If we (mistakenly) think of English as belonging to the UK and/or USA, then one can see why speakers of other languages might resist what look like imperialist tendencies.

I think this is profoundly mistaken, simply because English is a global lingua franca. There are, I know, daft people in Britain who think of it as theirs, and try to regulate it, and bemoan change. What they are regulating (or failing to regulate) is merely a national variety. But it's the international variety with which the future lies.

In the mediaeval and renaissance periods, there were real arguments about the appropriate use of national vernaculars and the academic/scientific common language (Latin). But an English Dominican wanting to move from Oxford to Paris to Bologna (a common enough career path) would write and speak in Latin. On the other hand, after long deliberation, Milton chose to write his Biblical epic (Paradise Lost) in English, rather than Latin. He wrote both languages expertly, but today no-one much reads his Latin stuff.
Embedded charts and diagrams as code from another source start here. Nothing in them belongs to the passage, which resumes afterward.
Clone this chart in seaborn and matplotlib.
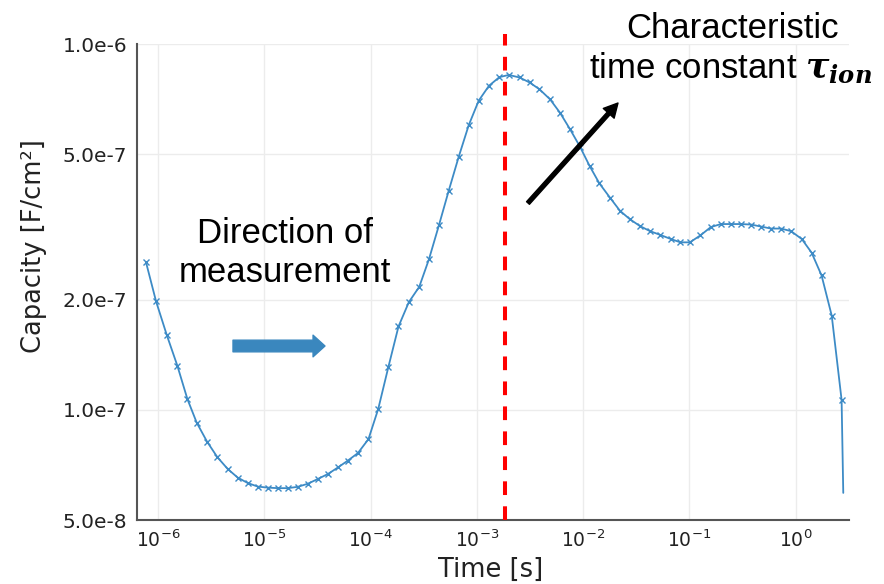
import matplotlib
matplotlib.use("Agg")
import matplotlib.pyplot as plt
import pandas as pd
import seaborn as sns
from matplotlib.patches import FancyArrowPatch
from matplotlib.ticker import FixedLocator, FixedFormatter, NullLocator

# ---------------- data ----------------
time_s = [7.71e-7, 9.58e-7, 1.21e-6, 1.52e-6, 1.89e-6, 2.31e-6, 2.89e-6, 3.61e-6,
          4.53e-6, 5.62e-6, 6.98e-6, 8.67e-6, 1.08e-5, 1.34e-5, 1.66e-5, 2.06e-5,
          2.56e-5, 3.18e-5, 3.97e-5, 4.93e-5, 6.12e-5, 7.60e-5, 9.55e-5, 1.18e-4,
          1.47e-4, 1.83e-4, 2.29e-4, 2.87e-4, 3.54e-4, 4.40e-4, 5.43e-4, 6.75e-4,
          8.38e-4, 1.04e-3, 1.30e-3, 1.63e-3, 2.00e-3, 2.52e-3, 3.13e-3, 3.88e-3,
          4.88e-3, 6.05e-3, 7.52e-3, 9.33e-3, 1.15e-2, 1.42e-2, 1.79e-2, 2.22e-2,
          2.75e-2, 3.42e-2, 4.25e-2, 5.27e-2, 6.70e-2, 8.22e-2, 0.101, 0.127,
          0.159, 0.198, 0.245, 0.305, 0.379, 0.471, 0.585, 0.726, 0.902, 1.14,
          1.41, 1.75, 2.18, 2.70, 2.80]

capacity = [2.53e-7, 1.98e-7, 1.60e-7, 1.32e-7, 1.07e-7, 9.23e-8, 8.19e-8, 7.43e-8,
            6.89e-8, 6.53e-8, 6.31e-8, 6.17e-8, 6.13e-8, 6.11e-8, 6.11e-8, 6.16e-8,
            6.28e-8, 6.47e-8, 6.68e-8, 6.96e-8, 7.27e-8, 7.62e-8, 8.32e-8, 1.006e-7,
            1.31e-7, 1.69e-7, 1.97e-7, 2.17e-7, 2.58e-7, 3.20e-7, 3.97e-7, 4.92e-7,
            6.00e-7, 7.00e-7, 7.69e-7, 8.12e-7, 8.23e-7, 8.10e-7, 7.85e-7, 7.52e-7,
            7.06e-7, 6.49e-7, 5.85e-7, 5.24e-7, 4.64e-7, 4.16e-7, 3.80e-7, 3.50e-7,
            3.32e-7, 3.18e-7, 3.08e-7, 3.01e-7, 2.93e-7, 2.87e-7, 2.87e-7, 3.00e-7,
            3.16e-7, 3.22e-7, 3.22e-7, 3.22e-7, 3.21e-7, 3.17e-7, 3.13e-7, 3.13e-7,
            3.08e-7, 2.93e-7, 2.69e-7, 2.33e-7, 1.81e-7, 1.065e-7, 5.93e-8]

tau_ion_s = 1.85e-3

x_ticks = [1e-6, 1e-5, 1e-4, 1e-3, 1e-2, 1e-1, 1e0]
x_tick_labels = [r"$10^{-6}$", r"$10^{-5}$", r"$10^{-4}$", r"$10^{-3}$",
                 r"$10^{-2}$", r"$10^{-1}$", r"$10^{0}$"]
y_ticks = [5e-8, 1e-7, 2e-7, 5e-7, 1e-6]
y_tick_labels = ["5.0e-8", "1.0e-7", "2.0e-7", "5.0e-7", "1.0e-6"]
x_limits = (6.34e-7, 3.17)
y_limits = (5e-8, 1e-6)

x_label = "Time [s]"
y_label = "Capacity [F/cm²]"

# ---------------- style ----------------
sns.set_theme(style="white")
plt.rcParams["font.family"] = ["DejaVu Sans"]
plt.rcParams["mathtext.fontset"] = "dejavusans"
plt.rcParams["mathtext.rm"] = "DejaVu Serif:bold:italic"
plt.rcParams["mathtext.it"] = "DejaVu Serif:bold:italic"
plt.rcParams["mathtext.bf"] = "DejaVu Serif:bold:italic"

W, H = 884, 584
fig = plt.figure(figsize=(W / 100, H / 100), dpi=100, facecolor="white")
ax = fig.add_axes([137 / W, 1 - 520 / H, 712 / W, 476 / H])

df = pd.DataFrame({"time": time_s, "capacity": capacity})
line_color = "#3d8bc6"
sns.lineplot(data=df, x="time", y="capacity", ax=ax, color=line_color,
             linewidth=1.3, marker="x", markersize=5, markeredgewidth=1.0,
             markeredgecolor=line_color, estimator=None, sort=False,
             markevery=list(range(len(time_s) - 1)))

ax.set_xscale("log")
ax.set_yscale("log")
ax.set_xlim(*x_limits)
ax.set_ylim(*y_limits)

ax.xaxis.set_major_locator(FixedLocator(x_ticks))
ax.xaxis.set_major_formatter(FixedFormatter(x_tick_labels))
ax.xaxis.set_minor_locator(NullLocator())
ax.yaxis.set_major_locator(FixedLocator(y_ticks))
ax.yaxis.set_major_formatter(FixedFormatter(y_tick_labels))
ax.yaxis.set_minor_locator(NullLocator())

ax.grid(True, which="major", color="#ececec", linewidth=1.0)
ax.set_axisbelow(True)
for side in ("top", "right"):
    ax.spines[side].set_visible(False)
for side in ("left", "bottom"):
    ax.spines[side].set_color("#555555")
    ax.spines[side].set_linewidth(1.5)
ax.tick_params(axis="both", direction="in", length=4.5, width=1.2,
               color="#555555", labelcolor="#222222", pad=7)
ax.tick_params(axis="x", labelsize=13.5)
ax.tick_params(axis="y", labelsize=14.5)

ax.set_xlabel(x_label, fontsize=18.5, color="#222222", va="center")
ax.set_ylabel(y_label, fontsize=18.5, color="#222222", va="center")
ax.xaxis.set_label_coords(0.496, -0.105)
ax.yaxis.set_label_coords(-0.145, 0.576)

# characteristic time constant marker
ax.axvline(tau_ion_s, ymin=0, ymax=1.02, color="#ff0000", linewidth=2.9,
           dashes=(3.4, 2.8), clip_on=False, zorder=5)

# ---------------- annotations ----------------
afont = "Liberation Sans"
fig.text(285 / W, 1 - 234 / H, "Direction of", ha="center", va="center",
         fontsize=25, family=afont, color="black")
fig.text(285 / W, 1 - 272 / H, "measurement", ha="center", va="center",
         fontsize=25, family=afont, color="black")
fig.text(733 / W, 1 - 28 / H, "Characteristic", ha="center", va="center",
         fontsize=25, family=afont, color="black")
fig.text(731 / W, 1 - 68 / H, r"time constant $\tau_{ion}$", ha="center",
         va="center", fontsize=25, family=afont, color="black",
         math_fontfamily="custom")

inch = fig.dpi_scale_trans
blue_arrow = FancyArrowPatch((233 / 100, (H - 346) / 100), (325 / 100, (H - 346) / 100),
                             transform=inch, arrowstyle="simple,head_length=8.6,head_width=15.6,tail_width=8.4",
                             mutation_scale=1, color="#3a87be", shrinkA=0, shrinkB=0)
fig.patches.append(blue_arrow)
black_arrow = FancyArrowPatch((528 / 100, (H - 203) / 100), (618 / 100, (H - 103) / 100),
                              transform=inch, arrowstyle="simple,head_length=10,head_width=10.5,tail_width=2.8",
                              mutation_scale=1, color="black", shrinkA=0, shrinkB=0)
fig.patches.append(black_arrow)

fig.savefig("out.png", dpi=100, facecolor="white")
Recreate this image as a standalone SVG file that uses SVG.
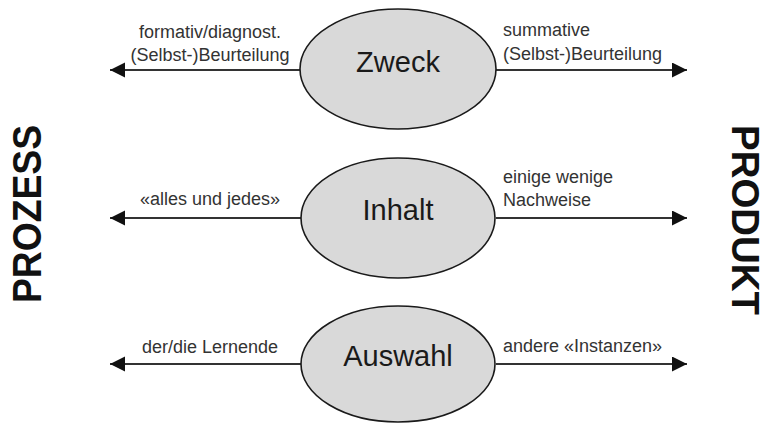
<svg xmlns="http://www.w3.org/2000/svg" width="768" height="423" viewBox="0 0 768 423">
  <defs>
    <marker id="arrow" markerUnits="userSpaceOnUse" markerWidth="16" markerHeight="16" refX="15" refY="7.5" orient="auto">
      <path d="M0,0 L15,7.5 L0,15 Z" fill="#111"/>
    </marker>
    <style>
      .node ellipse { fill: #d9d9d9; stroke: #1a1a1a; stroke-width: 1.6; }
      .node text { font-family: "Liberation Sans", Arial, sans-serif; font-size: 29px; fill: #1a1a1a; text-anchor: middle; }
      .conn line { stroke: #333; stroke-width: 2; marker-end: url(#arrow); }
      .lbl { font-family: "Liberation Sans", Arial, sans-serif; font-size: 18px; fill: #333; }
      .lbl.l { text-anchor: middle; }
      .lbl.r { text-anchor: start; }
      .side { font-family: "Liberation Sans", Arial, sans-serif; font-size: 41px; font-weight: bold; fill: #111; text-anchor: middle; }
      .side.right { font-size: 38px; }
    </style>
  </defs>
  <rect width="768" height="423" fill="#ffffff"/>

  <g id="connectors" class="conn">
    <line x1="300" y1="70" x2="110" y2="70"/>
    <line x1="496" y1="70" x2="687" y2="70"/>
    <line x1="301" y1="218" x2="110" y2="218"/>
    <line x1="496" y1="218" x2="687" y2="218"/>
    <line x1="301" y1="364" x2="110" y2="364"/>
    <line x1="496" y1="364" x2="687" y2="364"/>
  </g>

  <g id="labels">
    <text class="lbl l" x="210" y="38">formativ/diagnost.</text>
    <text class="lbl l" x="210" y="61">(Selbst-)Beurteilung</text>
    <text class="lbl r" x="503" y="36">summative</text>
    <text class="lbl r" x="503" y="60">(Selbst-)Beurteilung</text>
    <text class="lbl l" x="210" y="205">«alles und jedes»</text>
    <text class="lbl r" x="503" y="183">einige wenige</text>
    <text class="lbl r" x="503" y="206">Nachweise</text>
    <text class="lbl l" x="210" y="353">der/die Lernende</text>
    <text class="lbl r" x="503" y="352">andere «Instanzen»</text>
  </g>

  <g id="zweck" class="node">
    <ellipse cx="398" cy="69" rx="98" ry="60"/>
    <text x="398" y="72">Zweck</text>
  </g>
  <g id="inhalt" class="node">
    <ellipse cx="398" cy="218" rx="97" ry="60"/>
    <text x="398" y="220">Inhalt</text>
  </g>
  <g id="auswahl" class="node">
    <ellipse cx="398" cy="364" rx="97" ry="58"/>
    <text x="398" y="366">Auswahl</text>
  </g>

  <g id="prozess">
    <text class="side" transform="translate(41,214) rotate(-90)" textLength="178" lengthAdjust="spacingAndGlyphs">PROZESS</text>
  </g>
  <g id="produkt">
    <text class="side right" transform="translate(732,220) rotate(90)" textLength="190" lengthAdjust="spacingAndGlyphs">PRODUKT</text>
  </g>
</svg>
The French call the PC an ordinateur and the Norwegians call it a datamaskin - which sounds closer to English than it looks (which is the case with a lot of the language). But it would be silly not to use a common international lexicon for all of the detailed features - and, in practice, no-one does it, save in terms of adapting the spellings and pronunciations, as with David's 'hård disk'.

It would be silly, because in the absence of an existing term in the language in question, the use of the international English version promotes global intelligibility. In any event, whether we like this or not (I do), most of the world agrees with it. Here might is right.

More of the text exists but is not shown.